# [EXERCISE]
Pick out all lines in the listing holding the string "matplotlib" and copy them.
#####
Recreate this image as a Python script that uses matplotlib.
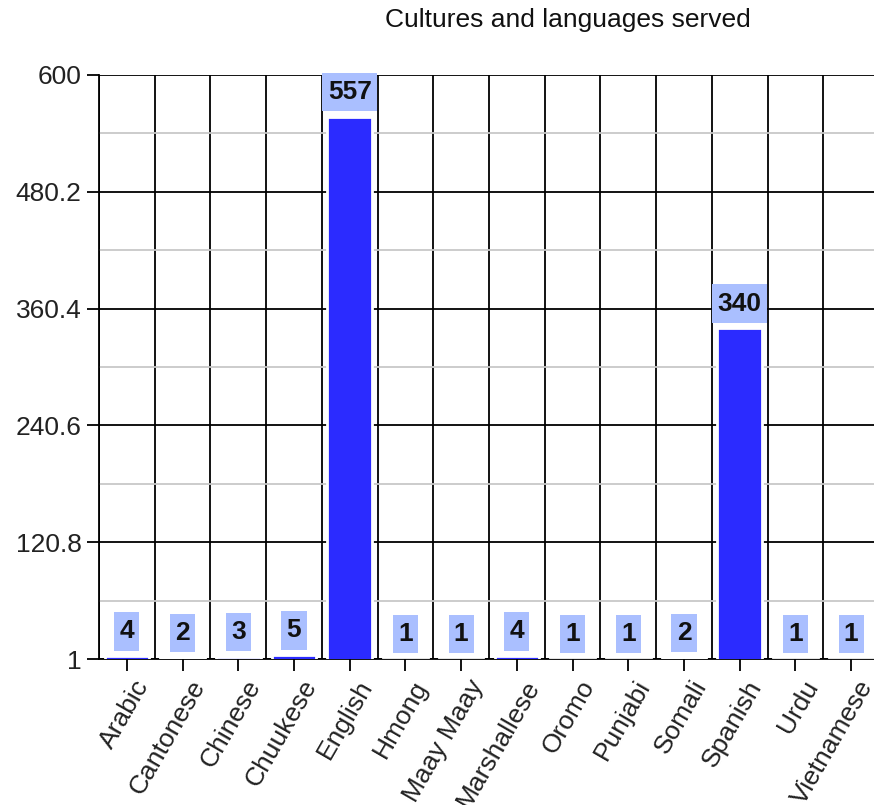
import numpy as np
import matplotlib
matplotlib.use("Agg")
import matplotlib.pyplot as plt
import matplotlib.transforms as mtransforms
from matplotlib.path import Path

plt.rcParams["font.family"] = ["Liberation Sans", "DejaVu Sans"]

languages = ["Arabic", "Cantonese", "Chinese", "Chuukese", "English", "Hmong",
             "Maay Maay", "Marshallese", "Oromo", "Punjabi", "Somali", "Spanish",
             "Urdu", "Vietnamese"]
counts = [4, 2, 3, 5, 557, 1, 1, 4, 1, 1, 2, 340, 1, 1]
y_ticks = [1, 120.8, 240.6, 360.4, 480.2, 600]
y_tick_labels = ["1", "120.8", "240.6", "360.4", "480.2", "600"]
title = "Cultures and languages served"

PAD_X, PAD_Y = 0.2, 0.28


def label_box(x0, y0, width, height, mutation_size):
    # rectangle with more padding above/below than left/right
    px, py = PAD_X * mutation_size, PAD_Y * mutation_size
    x0, x1 = x0 - px, x0 + width + px
    y0, y1 = y0 - py, y0 + height + py
    return Path([(x0, y0), (x1, y0), (x1, y1), (x0, y1), (x0, y0)], closed=True)


W, H = 874, 805
fig = plt.figure(figsize=(W / 100, H / 100), dpi=100)
# axes runs past the right edge, like the reference
ax = fig.add_axes([99 / W, (H - 659) / H, 780 / W, (659 - 75) / H])

x = np.arange(len(languages))
ax.bar(x, counts, width=0.8, color="#2b2bff", edgecolor="white",
       linewidth=2, zorder=3)

for xi, v in zip(x, counts):
    ax.annotate(str(v), xy=(xi, v), xytext=(0, 4 + PAD_Y * 19),
                textcoords="offset points",
                ha="center", va="bottom", fontsize=19, fontweight="bold",
                color="#111111", zorder=5,
                bbox=dict(boxstyle=label_box, fc="#aabfff", ec="none"))

ax.set_xlim(-0.5, len(languages) - 0.5)
ax.set_ylim(1, 600)

# y: black major grid, grey minor grid
ax.set_yticks(y_ticks)
ax.set_yticklabels(y_tick_labels)
mids = [(a + b) / 2 for a, b in zip(y_ticks[:-1], y_ticks[1:])]
ax.set_yticks(mids, minor=True)
ax.grid(which="major", axis="y", color="black", linewidth=1.3, zorder=1)
ax.grid(which="minor", axis="y", color="#c8c8c8", linewidth=1.3, zorder=1)

# x: vertical separators between categories
ax.set_xticks(x)
ax.set_xticklabels(languages, rotation=60, ha="right", va="center",
                   rotation_mode="anchor")
ax.set_xticks(np.arange(len(languages) + 1) - 0.5, minor=True)
ax.grid(which="minor", axis="x", color="black", linewidth=1.3, zorder=1)
ax.set_axisbelow(True)

ax.tick_params(which="minor", length=0)
ax.tick_params(which="major", length=8.5, width=1.3, color="black",
               labelsize=19, labelcolor="#222222")
ax.tick_params(axis="y", pad=4)
ax.tick_params(axis="x", pad=2)

offset = mtransforms.ScaledTranslation(12 / 72, -6 / 72, fig.dpi_scale_trans)
for lab in ax.get_xticklabels():
    lab.set_transform(lab.get_transform() + offset)

for s in ["top", "right"]:
    ax.spines[s].set_visible(False)
for s in ["left", "bottom"]:
    ax.spines[s].set_linewidth(1.3)

fig.text(568 / W, 1 - 20 / H, title, ha="center", va="center",
         fontsize=19, color="#111111")

fig.savefig("out.png", dpi=100)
#####
# [TASK SOLUTION]
Recreate this image as a Python script that uses matplotlib.
import matplotlib
matplotlib.use("Agg")
import matplotlib.pyplot as plt
import matplotlib.transforms as mtransforms
from matplotlib.path import Path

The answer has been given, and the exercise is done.